REQUEST. Leave out the pictures, and write out exactly the lines from the beginning of the material to the line holding "import plotly.graph_objects as go", that line included, and nothing else.
=-=-=
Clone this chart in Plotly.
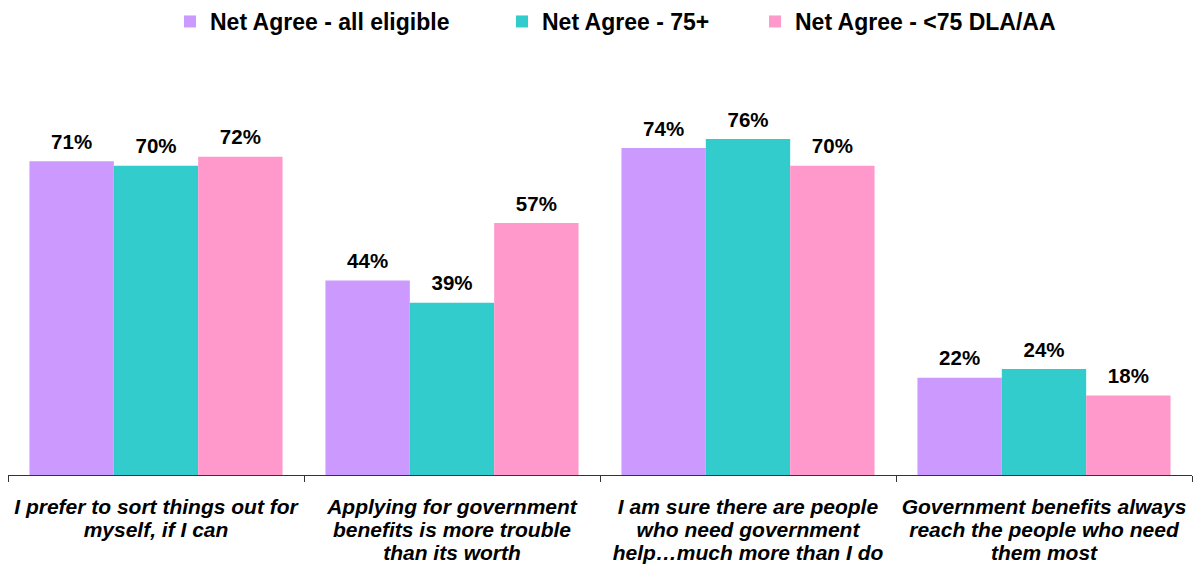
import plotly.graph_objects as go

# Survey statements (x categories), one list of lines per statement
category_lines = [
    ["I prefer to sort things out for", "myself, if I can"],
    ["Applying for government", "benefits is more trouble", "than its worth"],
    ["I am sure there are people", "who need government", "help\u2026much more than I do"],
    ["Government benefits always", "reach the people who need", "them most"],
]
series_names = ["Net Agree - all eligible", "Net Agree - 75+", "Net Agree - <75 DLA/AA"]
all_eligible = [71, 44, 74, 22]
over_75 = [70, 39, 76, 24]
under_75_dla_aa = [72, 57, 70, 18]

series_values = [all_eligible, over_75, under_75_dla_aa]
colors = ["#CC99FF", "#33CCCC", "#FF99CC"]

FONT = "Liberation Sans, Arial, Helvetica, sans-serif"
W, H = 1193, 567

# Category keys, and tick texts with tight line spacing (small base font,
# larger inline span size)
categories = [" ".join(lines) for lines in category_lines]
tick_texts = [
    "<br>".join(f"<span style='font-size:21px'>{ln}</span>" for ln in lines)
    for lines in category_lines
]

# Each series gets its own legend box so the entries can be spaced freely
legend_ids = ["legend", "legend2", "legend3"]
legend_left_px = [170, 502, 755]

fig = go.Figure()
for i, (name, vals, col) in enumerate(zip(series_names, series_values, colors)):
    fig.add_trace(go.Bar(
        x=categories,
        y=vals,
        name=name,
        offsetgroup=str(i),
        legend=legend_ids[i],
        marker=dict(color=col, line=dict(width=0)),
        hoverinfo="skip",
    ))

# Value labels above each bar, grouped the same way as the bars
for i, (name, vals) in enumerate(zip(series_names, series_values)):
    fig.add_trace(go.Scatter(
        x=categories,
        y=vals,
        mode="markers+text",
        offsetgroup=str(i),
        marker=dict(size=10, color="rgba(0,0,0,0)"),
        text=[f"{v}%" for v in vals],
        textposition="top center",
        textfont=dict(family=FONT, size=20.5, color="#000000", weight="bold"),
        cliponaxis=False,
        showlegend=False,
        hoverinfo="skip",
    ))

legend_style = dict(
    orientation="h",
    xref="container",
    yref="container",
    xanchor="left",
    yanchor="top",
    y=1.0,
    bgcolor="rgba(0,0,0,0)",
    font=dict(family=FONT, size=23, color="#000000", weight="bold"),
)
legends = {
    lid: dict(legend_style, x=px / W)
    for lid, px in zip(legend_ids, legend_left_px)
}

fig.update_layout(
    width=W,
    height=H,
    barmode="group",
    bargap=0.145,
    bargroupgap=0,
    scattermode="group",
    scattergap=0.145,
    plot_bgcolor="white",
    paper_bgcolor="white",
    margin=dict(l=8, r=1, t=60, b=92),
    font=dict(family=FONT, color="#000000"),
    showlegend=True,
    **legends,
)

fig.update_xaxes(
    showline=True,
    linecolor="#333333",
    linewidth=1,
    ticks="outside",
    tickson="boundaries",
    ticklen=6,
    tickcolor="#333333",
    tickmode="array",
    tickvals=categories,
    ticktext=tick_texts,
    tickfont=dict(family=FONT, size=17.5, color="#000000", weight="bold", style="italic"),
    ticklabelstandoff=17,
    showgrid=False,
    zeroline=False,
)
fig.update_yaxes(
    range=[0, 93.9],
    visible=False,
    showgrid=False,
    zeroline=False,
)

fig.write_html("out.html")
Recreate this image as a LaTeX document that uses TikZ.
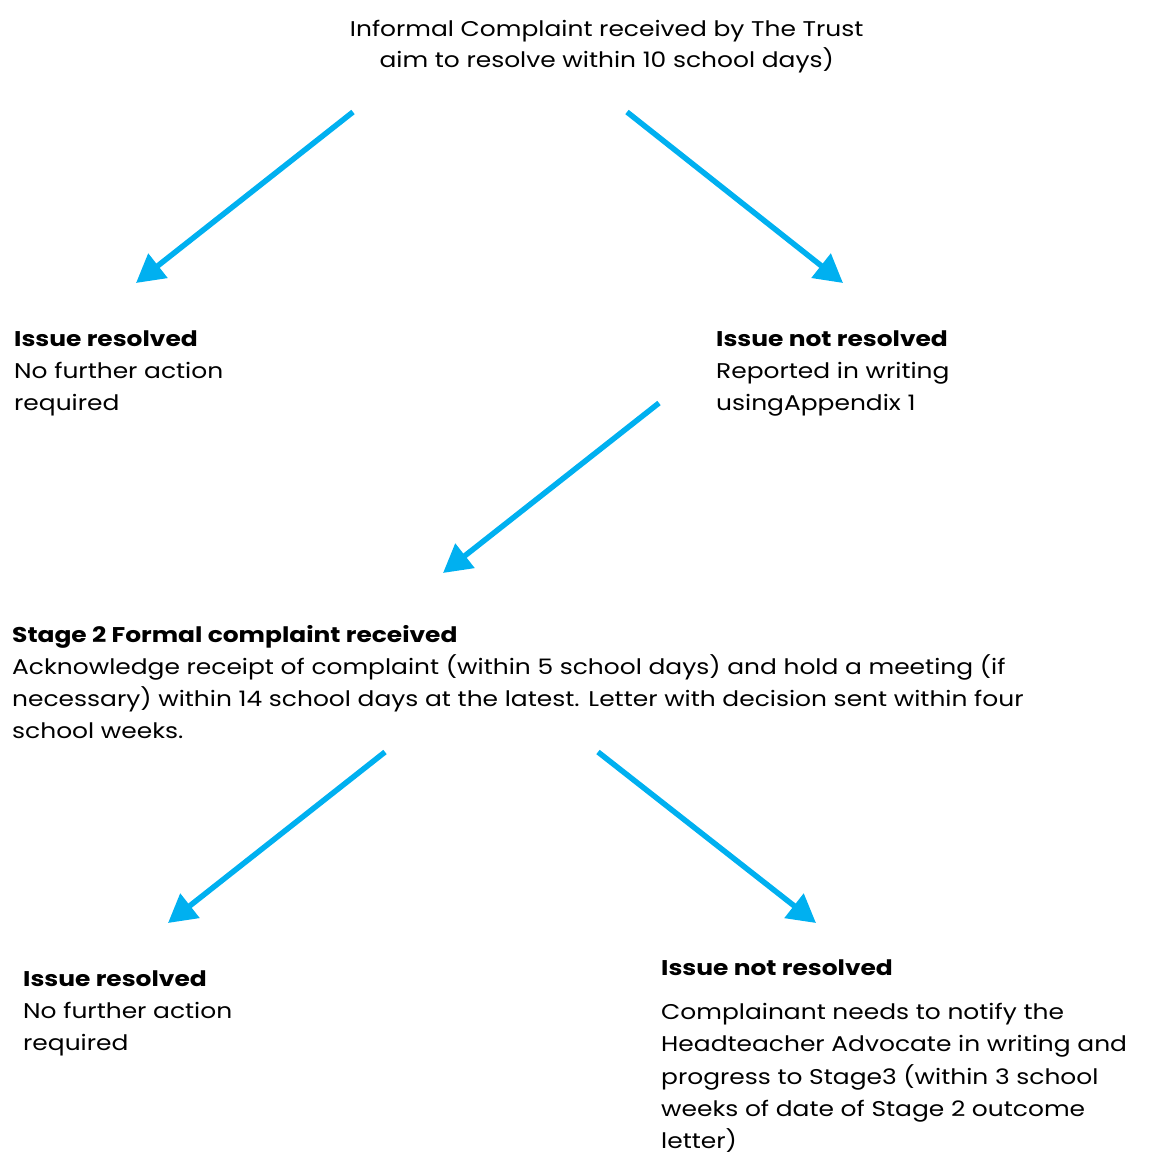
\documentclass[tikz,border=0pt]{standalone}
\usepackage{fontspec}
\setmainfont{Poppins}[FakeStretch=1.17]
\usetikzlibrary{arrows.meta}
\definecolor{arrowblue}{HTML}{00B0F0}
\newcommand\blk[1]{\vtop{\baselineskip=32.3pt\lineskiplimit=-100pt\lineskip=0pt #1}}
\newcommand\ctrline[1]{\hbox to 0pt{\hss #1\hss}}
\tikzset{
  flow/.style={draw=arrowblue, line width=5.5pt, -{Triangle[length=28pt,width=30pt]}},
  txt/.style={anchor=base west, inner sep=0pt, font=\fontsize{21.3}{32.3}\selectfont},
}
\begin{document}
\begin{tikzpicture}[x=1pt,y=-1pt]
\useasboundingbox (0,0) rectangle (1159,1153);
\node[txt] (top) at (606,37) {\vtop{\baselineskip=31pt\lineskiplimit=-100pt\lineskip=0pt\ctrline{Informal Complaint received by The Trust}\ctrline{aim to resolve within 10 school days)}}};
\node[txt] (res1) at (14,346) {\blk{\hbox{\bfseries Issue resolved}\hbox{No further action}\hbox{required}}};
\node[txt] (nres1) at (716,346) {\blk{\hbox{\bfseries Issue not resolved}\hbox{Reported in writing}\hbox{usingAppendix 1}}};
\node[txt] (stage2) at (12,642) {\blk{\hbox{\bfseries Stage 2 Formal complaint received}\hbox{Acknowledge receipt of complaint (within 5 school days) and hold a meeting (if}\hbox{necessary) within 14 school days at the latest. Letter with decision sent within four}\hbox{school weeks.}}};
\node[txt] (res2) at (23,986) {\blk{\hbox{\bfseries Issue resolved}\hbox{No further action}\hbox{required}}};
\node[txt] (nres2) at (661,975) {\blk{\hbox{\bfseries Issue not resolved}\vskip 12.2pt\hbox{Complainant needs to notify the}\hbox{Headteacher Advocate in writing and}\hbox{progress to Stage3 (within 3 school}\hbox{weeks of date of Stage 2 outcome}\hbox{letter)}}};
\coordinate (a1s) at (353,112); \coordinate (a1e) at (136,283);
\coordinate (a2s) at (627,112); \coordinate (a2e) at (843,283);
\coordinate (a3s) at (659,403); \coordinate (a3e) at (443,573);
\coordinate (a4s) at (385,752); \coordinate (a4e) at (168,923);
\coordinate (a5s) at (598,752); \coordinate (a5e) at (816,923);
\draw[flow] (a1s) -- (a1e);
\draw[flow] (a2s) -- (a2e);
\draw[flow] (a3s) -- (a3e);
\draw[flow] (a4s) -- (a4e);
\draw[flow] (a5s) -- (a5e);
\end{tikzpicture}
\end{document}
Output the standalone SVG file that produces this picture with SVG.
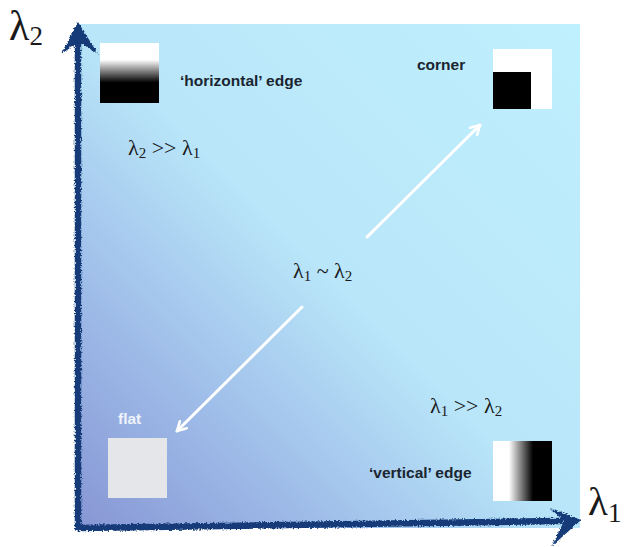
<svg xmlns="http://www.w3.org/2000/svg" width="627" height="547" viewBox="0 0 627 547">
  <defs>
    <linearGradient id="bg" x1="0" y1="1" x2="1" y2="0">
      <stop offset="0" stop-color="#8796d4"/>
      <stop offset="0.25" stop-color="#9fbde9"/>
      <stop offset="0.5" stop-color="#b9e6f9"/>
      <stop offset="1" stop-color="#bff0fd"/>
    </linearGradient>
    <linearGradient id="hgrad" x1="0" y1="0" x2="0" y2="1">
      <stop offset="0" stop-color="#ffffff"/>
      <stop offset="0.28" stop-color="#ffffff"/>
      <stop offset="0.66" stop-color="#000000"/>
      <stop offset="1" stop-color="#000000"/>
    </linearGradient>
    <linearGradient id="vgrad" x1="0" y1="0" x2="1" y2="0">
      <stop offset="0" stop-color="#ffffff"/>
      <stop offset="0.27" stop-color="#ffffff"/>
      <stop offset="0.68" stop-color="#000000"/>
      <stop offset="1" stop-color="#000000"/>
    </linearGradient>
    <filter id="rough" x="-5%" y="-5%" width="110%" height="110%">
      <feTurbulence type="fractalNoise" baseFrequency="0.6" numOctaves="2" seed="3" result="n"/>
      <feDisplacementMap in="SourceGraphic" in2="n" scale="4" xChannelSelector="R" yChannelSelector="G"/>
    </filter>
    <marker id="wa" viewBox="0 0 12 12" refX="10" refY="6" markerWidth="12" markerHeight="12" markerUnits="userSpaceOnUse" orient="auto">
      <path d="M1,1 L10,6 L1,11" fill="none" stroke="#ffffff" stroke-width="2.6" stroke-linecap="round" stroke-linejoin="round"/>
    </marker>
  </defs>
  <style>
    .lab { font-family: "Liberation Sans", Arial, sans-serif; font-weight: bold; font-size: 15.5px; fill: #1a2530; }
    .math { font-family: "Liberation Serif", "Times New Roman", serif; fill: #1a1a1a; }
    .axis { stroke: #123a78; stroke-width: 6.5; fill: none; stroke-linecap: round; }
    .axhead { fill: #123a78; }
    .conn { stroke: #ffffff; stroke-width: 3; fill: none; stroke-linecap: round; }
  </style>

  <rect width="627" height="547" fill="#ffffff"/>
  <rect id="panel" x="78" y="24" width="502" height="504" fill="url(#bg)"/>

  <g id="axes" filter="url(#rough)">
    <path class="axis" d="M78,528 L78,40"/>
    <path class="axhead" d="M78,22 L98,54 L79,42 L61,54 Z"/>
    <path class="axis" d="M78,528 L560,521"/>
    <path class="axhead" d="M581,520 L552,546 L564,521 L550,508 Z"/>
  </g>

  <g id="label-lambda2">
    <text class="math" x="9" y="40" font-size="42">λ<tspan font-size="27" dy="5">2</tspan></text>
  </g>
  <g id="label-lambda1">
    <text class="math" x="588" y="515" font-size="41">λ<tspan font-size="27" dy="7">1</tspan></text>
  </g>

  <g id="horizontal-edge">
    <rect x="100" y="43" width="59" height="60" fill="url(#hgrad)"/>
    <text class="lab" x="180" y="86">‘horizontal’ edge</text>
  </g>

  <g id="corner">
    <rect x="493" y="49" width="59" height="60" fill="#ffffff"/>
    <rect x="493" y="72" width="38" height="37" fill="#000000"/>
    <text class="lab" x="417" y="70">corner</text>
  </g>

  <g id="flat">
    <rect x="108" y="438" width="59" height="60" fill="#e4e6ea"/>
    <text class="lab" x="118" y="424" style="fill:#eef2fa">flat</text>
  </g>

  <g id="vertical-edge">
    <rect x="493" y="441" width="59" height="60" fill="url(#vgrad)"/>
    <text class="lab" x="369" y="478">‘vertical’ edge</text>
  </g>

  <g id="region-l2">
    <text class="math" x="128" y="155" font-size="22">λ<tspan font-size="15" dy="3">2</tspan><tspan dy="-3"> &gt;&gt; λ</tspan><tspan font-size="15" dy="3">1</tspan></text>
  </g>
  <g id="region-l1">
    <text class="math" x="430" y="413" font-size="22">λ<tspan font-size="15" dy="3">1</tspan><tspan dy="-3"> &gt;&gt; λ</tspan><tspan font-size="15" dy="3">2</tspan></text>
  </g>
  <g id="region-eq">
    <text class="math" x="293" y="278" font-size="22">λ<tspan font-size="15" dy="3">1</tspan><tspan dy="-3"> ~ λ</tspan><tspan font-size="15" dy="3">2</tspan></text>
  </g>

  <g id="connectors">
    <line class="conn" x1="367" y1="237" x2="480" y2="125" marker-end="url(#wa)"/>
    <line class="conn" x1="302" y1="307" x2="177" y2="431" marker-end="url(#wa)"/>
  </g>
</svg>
=-=-=
ANSWER BELOW.
Clone this chart in Plotly.
import plotly.graph_objects as go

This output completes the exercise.